# EXERCISE PROMPT:
Omit every picture and output the rest of the records exactly as they are.
[START OF THE RECORDS]
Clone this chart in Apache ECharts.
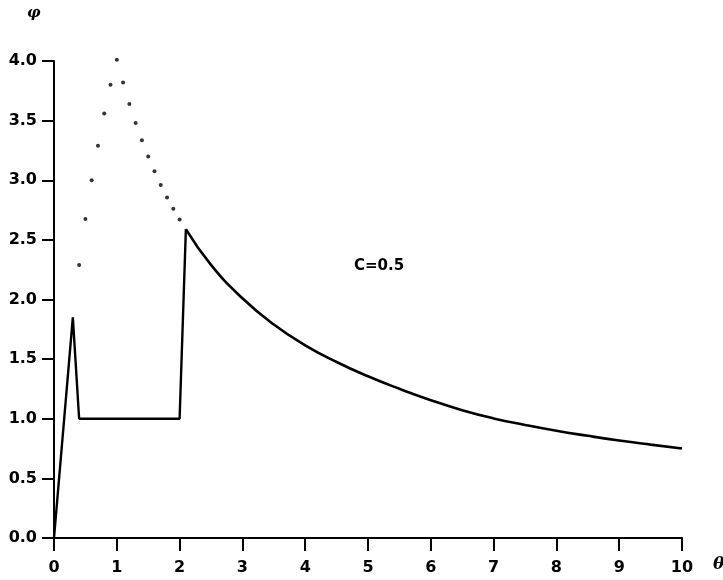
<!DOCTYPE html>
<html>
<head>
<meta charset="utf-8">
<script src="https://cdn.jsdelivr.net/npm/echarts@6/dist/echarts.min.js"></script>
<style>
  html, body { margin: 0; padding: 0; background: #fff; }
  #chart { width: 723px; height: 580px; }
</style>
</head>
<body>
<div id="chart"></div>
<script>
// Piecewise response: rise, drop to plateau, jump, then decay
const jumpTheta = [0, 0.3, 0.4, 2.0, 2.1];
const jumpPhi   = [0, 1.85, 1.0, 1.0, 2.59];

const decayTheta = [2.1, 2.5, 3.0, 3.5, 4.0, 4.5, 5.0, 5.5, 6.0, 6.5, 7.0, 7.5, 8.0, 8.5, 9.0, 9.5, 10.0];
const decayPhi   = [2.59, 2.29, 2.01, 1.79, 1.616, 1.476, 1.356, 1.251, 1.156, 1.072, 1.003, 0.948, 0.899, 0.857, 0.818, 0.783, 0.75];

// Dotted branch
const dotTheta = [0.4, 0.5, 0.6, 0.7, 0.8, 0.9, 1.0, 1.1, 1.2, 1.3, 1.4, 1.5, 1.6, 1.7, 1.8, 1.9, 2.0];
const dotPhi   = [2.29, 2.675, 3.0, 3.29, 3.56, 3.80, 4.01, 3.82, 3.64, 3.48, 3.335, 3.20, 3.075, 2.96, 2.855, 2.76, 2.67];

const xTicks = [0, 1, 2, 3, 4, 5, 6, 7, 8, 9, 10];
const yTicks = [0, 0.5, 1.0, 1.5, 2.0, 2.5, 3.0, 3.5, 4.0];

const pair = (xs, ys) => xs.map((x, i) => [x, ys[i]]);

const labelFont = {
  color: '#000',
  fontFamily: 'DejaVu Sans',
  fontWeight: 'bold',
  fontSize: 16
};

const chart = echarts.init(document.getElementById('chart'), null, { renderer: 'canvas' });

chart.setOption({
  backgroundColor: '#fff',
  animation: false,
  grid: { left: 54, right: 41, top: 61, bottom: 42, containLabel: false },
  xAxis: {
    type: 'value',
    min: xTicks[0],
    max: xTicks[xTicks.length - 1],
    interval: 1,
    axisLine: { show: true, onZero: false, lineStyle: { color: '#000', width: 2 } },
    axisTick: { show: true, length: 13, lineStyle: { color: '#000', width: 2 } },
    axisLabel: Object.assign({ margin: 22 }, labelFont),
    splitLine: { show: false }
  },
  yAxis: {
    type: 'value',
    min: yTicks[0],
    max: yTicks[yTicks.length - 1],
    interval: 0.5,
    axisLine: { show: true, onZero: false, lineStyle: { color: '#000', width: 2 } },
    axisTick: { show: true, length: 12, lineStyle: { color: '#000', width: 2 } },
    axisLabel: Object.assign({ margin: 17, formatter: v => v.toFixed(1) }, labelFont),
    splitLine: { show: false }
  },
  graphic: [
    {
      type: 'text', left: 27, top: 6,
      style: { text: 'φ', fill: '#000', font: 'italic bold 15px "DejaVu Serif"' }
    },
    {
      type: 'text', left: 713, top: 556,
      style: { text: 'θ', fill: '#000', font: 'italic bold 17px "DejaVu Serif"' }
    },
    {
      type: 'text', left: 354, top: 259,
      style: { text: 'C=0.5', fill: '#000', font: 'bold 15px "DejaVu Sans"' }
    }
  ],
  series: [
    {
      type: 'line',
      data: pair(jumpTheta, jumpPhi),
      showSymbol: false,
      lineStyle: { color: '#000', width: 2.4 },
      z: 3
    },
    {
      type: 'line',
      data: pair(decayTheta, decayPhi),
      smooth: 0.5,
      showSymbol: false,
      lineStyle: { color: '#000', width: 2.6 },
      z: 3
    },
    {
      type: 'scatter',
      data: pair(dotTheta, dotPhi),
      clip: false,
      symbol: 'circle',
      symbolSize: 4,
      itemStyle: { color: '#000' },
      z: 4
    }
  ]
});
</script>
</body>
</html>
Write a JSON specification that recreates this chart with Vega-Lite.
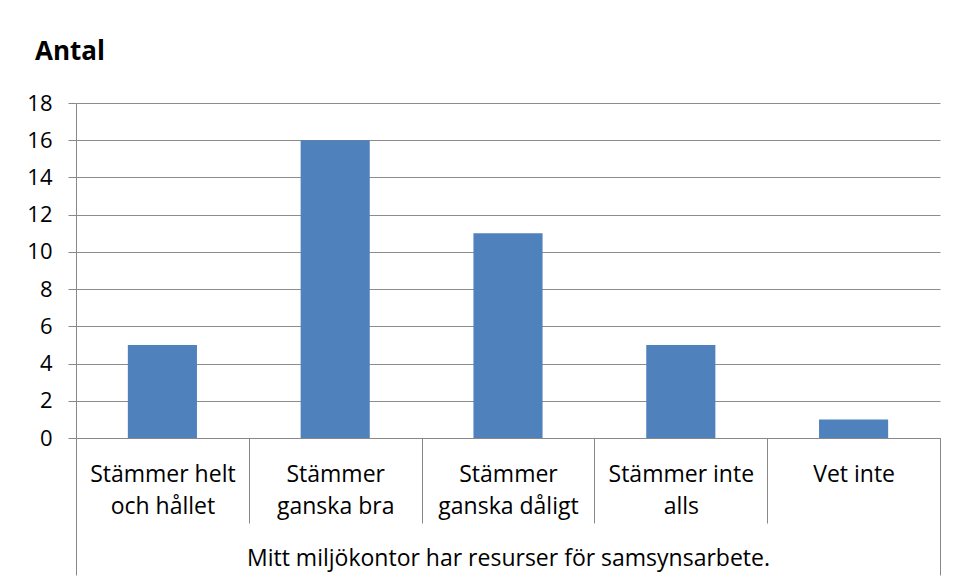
[END OF THE RECORDS]
# SOLUTION FOR THIS EXERCISE:
Clone this chart in Apache ECharts.
<!DOCTYPE html>
<html>
<head>
<meta charset="utf-8">
<script src="https://cdn.jsdelivr.net/npm/echarts@6/dist/echarts.min.js"></script>
<style>
  html, body { margin: 0; padding: 0; background: #fff; }
  #chart { width: 723px; height: 580px; }
</style>
</head>
<body>
<div id="chart"></div>
<script>
// Piecewise response: rise, drop to plateau, jump, then decay
const jumpTheta = [0, 0.3, 0.4, 2.0, 2.1];
const jumpPhi   = [0, 1.85, 1.0, 1.0, 2.59];

const decayTheta = [2.1, 2.5, 3.0, 3.5, 4.0, 4.5, 5.0, 5.5, 6.0, 6.5, 7.0, 7.5, 8.0, 8.5, 9.0, 9.5, 10.0];
const decayPhi   = [2.59, 2.29, 2.01, 1.79, 1.616, 1.476, 1.356, 1.251, 1.156, 1.072, 1.003, 0.948, 0.899, 0.857, 0.818, 0.783, 0.75];

// Dotted branch
const dotTheta = [0.4, 0.5, 0.6, 0.7, 0.8, 0.9, 1.0, 1.1, 1.2, 1.3, 1.4, 1.5, 1.6, 1.7, 1.8, 1.9, 2.0];
const dotPhi   = [2.29, 2.675, 3.0, 3.29, 3.56, 3.80, 4.01, 3.82, 3.64, 3.48, 3.335, 3.20, 3.075, 2.96, 2.855, 2.76, 2.67];

const xTicks = [0, 1, 2, 3, 4, 5, 6, 7, 8, 9, 10];
const yTicks = [0, 0.5, 1.0, 1.5, 2.0, 2.5, 3.0, 3.5, 4.0];

const pair = (xs, ys) => xs.map((x, i) => [x, ys[i]]);

const labelFont = {
  color: '#000',
  fontFamily: 'DejaVu Sans',
  fontWeight: 'bold',
  fontSize: 16
};

const chart = echarts.init(document.getElementById('chart'), null, { renderer: 'canvas' });

chart.setOption({
  backgroundColor: '#fff',
  animation: false,
  grid: { left: 54, right: 41, top: 61, bottom: 42, containLabel: false },
  xAxis: {
    type: 'value',
    min: xTicks[0],
    max: xTicks[xTicks.length - 1],
    interval: 1,
    axisLine: { show: true, onZero: false, lineStyle: { color: '#000', width: 2 } },
    axisTick: { show: true, length: 13, lineStyle: { color: '#000', width: 2 } },
    axisLabel: Object.assign({ margin: 22 }, labelFont),
    splitLine: { show: false }
  },
  yAxis: {
    type: 'value',
    min: yTicks[0],
    max: yTicks[yTicks.length - 1],
    interval: 0.5,
    axisLine: { show: true, onZero: false, lineStyle: { color: '#000', width: 2 } },
    axisTick: { show: true, length: 12, lineStyle: { color: '#000', width: 2 } },
    axisLabel: Object.assign({ margin: 17, formatter: v => v.toFixed(1) }, labelFont),
    splitLine: { show: false }
  },
  graphic: [
    {
      type: 'text', left: 27, top: 6,
      style: { text: 'φ', fill: '#000', font: 'italic bold 15px "DejaVu Serif"' }
    },
    {
      type: 'text', left: 713, top: 556,
      style: { text: 'θ', fill: '#000', font: 'italic bold 17px "DejaVu Serif"' }
    },
    {
      type: 'text', left: 354, top: 259,
      style: { text: 'C=0.5', fill: '#000', font: 'bold 15px "DejaVu Sans"' }
    }
  ],
  series: [
    {
      type: 'line',
      data: pair(jumpTheta, jumpPhi),
      showSymbol: false,
      lineStyle: { color: '#000', width: 2.4 },
      z: 3
    },
    {
      type: 'line',
      data: pair(decayTheta, decayPhi),
      smooth: 0.5,
      showSymbol: false,
      lineStyle: { color: '#000', width: 2.6 },
      z: 3
    },
    {
      type: 'scatter',
      data: pair(dotTheta, dotPhi),
      clip: false,
      symbol: 'circle',
      symbolSize: 4,
      itemStyle: { color: '#000' },
      z: 4
    }
  ]
});
</script>
</body>
</html>
Write a JSON specification that recreates this chart with Vega-Lite.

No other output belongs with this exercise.